Narendra Modi, the new prime minister of India, promised in his campaign to clean up the notoriously slovenly ways of the Indian bureaucracy. According to the Washington Post, he is doing exactly that. As the Post explains:
Babudom [“Babu” is the nickname for a member of the upper echelons of the bureaucracy] is now in peril. Modi signaled as much in the early days of his administration, when he summoned about 70 of the government’s top civil servants, gave them his personal cellphone number and e-mail address, and said it was time for work.

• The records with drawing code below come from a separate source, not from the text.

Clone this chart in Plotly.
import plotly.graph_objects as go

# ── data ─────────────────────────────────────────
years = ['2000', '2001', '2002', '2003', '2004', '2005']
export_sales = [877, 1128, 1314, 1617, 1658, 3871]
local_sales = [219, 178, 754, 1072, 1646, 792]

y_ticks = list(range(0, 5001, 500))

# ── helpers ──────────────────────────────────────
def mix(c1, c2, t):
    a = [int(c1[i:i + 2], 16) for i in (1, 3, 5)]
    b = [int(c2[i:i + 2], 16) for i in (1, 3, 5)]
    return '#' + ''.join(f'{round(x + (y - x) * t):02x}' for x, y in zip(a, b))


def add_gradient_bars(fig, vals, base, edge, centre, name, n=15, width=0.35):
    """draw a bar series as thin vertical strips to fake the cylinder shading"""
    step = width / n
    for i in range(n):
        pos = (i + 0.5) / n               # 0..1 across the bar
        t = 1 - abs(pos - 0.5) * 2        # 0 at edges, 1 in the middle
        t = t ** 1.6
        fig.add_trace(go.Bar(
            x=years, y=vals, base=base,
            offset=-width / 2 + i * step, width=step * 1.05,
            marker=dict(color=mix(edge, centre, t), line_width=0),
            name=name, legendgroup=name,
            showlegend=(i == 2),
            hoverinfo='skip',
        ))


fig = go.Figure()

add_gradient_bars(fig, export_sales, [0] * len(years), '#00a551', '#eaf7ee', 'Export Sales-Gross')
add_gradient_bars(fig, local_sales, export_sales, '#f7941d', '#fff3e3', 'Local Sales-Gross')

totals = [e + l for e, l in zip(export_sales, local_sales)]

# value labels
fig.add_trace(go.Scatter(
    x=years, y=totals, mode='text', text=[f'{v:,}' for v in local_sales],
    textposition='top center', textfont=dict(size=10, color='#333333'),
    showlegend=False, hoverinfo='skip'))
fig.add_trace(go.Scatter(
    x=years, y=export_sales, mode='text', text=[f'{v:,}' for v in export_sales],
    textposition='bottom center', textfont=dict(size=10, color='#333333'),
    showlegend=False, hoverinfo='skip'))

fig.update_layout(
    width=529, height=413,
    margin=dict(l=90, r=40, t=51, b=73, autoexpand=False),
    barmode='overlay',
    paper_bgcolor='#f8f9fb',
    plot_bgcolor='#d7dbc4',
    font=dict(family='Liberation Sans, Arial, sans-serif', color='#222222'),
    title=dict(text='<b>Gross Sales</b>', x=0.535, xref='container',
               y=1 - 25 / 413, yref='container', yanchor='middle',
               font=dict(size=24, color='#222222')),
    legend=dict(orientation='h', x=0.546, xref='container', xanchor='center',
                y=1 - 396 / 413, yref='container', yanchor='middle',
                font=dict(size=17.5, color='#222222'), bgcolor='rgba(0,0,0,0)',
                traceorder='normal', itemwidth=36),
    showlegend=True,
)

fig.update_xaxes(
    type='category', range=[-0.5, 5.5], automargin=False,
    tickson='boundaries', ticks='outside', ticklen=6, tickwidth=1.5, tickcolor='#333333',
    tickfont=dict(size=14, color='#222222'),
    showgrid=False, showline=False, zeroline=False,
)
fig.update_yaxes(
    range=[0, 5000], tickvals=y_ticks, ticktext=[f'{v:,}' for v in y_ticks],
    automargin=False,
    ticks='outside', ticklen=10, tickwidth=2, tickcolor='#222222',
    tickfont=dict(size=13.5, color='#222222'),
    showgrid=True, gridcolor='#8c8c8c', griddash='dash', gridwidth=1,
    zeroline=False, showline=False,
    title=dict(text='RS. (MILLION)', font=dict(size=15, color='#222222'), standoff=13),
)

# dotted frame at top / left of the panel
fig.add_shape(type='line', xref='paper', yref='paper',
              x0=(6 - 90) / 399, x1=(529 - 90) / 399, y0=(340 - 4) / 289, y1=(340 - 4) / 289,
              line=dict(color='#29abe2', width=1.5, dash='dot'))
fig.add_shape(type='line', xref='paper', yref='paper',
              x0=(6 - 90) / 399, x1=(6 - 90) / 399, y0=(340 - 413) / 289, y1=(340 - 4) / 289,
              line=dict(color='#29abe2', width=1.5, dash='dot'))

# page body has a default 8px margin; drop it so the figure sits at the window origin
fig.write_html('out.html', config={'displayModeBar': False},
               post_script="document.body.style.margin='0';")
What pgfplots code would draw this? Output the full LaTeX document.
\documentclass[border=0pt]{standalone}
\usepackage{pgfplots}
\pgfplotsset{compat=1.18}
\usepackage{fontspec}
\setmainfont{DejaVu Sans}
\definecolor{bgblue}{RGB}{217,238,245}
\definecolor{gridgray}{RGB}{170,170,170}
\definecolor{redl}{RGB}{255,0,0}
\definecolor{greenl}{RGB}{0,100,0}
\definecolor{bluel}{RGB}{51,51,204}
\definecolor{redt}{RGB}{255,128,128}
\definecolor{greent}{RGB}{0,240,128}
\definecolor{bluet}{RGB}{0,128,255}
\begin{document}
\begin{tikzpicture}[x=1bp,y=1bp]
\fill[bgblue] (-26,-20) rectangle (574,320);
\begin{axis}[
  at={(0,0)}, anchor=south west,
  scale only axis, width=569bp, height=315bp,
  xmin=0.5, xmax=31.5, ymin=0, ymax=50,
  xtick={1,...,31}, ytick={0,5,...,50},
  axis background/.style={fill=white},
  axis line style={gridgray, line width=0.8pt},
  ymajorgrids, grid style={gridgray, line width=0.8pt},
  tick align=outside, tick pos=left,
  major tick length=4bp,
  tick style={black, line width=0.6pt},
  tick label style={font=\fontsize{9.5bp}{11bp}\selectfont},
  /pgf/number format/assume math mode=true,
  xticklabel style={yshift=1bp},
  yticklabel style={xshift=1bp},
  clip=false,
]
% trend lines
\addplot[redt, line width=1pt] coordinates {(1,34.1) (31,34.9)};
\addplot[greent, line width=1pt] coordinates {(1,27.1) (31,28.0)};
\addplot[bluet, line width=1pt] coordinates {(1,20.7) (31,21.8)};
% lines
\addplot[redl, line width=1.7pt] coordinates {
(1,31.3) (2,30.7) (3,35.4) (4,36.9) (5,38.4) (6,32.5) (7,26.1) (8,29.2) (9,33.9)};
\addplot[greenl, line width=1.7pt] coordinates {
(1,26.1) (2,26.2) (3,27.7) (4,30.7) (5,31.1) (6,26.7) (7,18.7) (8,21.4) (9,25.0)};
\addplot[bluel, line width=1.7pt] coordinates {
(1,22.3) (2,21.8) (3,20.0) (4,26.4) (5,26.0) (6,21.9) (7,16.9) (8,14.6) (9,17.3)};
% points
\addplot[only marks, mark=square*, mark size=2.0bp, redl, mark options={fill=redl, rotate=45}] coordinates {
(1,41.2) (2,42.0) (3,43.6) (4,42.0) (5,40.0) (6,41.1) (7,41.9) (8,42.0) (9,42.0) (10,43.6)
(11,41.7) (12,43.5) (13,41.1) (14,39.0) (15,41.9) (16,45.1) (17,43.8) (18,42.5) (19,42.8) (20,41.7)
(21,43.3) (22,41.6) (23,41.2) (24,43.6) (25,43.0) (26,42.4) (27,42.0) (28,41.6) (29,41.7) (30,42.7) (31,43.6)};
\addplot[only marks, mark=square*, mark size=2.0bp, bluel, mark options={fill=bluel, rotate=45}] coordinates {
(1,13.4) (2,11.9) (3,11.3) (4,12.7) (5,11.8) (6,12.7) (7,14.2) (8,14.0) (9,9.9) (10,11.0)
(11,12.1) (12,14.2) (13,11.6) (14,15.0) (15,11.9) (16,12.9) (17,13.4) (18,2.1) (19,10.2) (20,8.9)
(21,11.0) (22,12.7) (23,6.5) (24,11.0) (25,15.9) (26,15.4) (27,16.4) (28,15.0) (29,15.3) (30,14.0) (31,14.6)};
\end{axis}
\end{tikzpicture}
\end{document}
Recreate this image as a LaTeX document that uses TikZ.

A circular appeared the next day with what has been called Modi’s “11 Commandments” — orders to clean work spaces, shorten forms, weed out old files and review goals.
When the Home Ministry (roughly the equivalent of the Department of the Interior) cleaned out 150,000 files, they found some that went back to the British Raj. Then they allegedly compiled a list of bureaucrats known to frequent golf courses and stay at five-star hotels and sent it to the prime minister’s office. It seems to be working. About 200 babus were members of the elite Delhi Golf Club. Many have now resigned from the club and others are teeing off at 5:30 a.m. The prime minister is given to calling ministers on their landlines just to make sure they are in their offices.
Barack Obama is totally uninterested in managing the government he heads. That’s why he only finds out about, say, the mess at the Veterans Administration when he reads about it in the papers. But that’s part of the president’s job whether he likes it or not. And Republican presidential hopefuls for 2016 would be well advised to take a leaf from Modi’s playbook. The federal bureaucracy is nowhere near as corrupt, convoluted, rule-ridden, and slothful as the Indian one, which is the gold standard of bureaucratic inertia and dysfunction. But it is corrupt, convoluted, rule-ridden, and slothful enough. The federal government was last fundamentally reorganized in the late 1940s and early 1950s by the Hoover Commissions. The world has changed profoundly in the last sixty years and the government has not. Promising thoroughgoing government reform and reorganization, while riding herd on the bureaucracy, is a winning issue.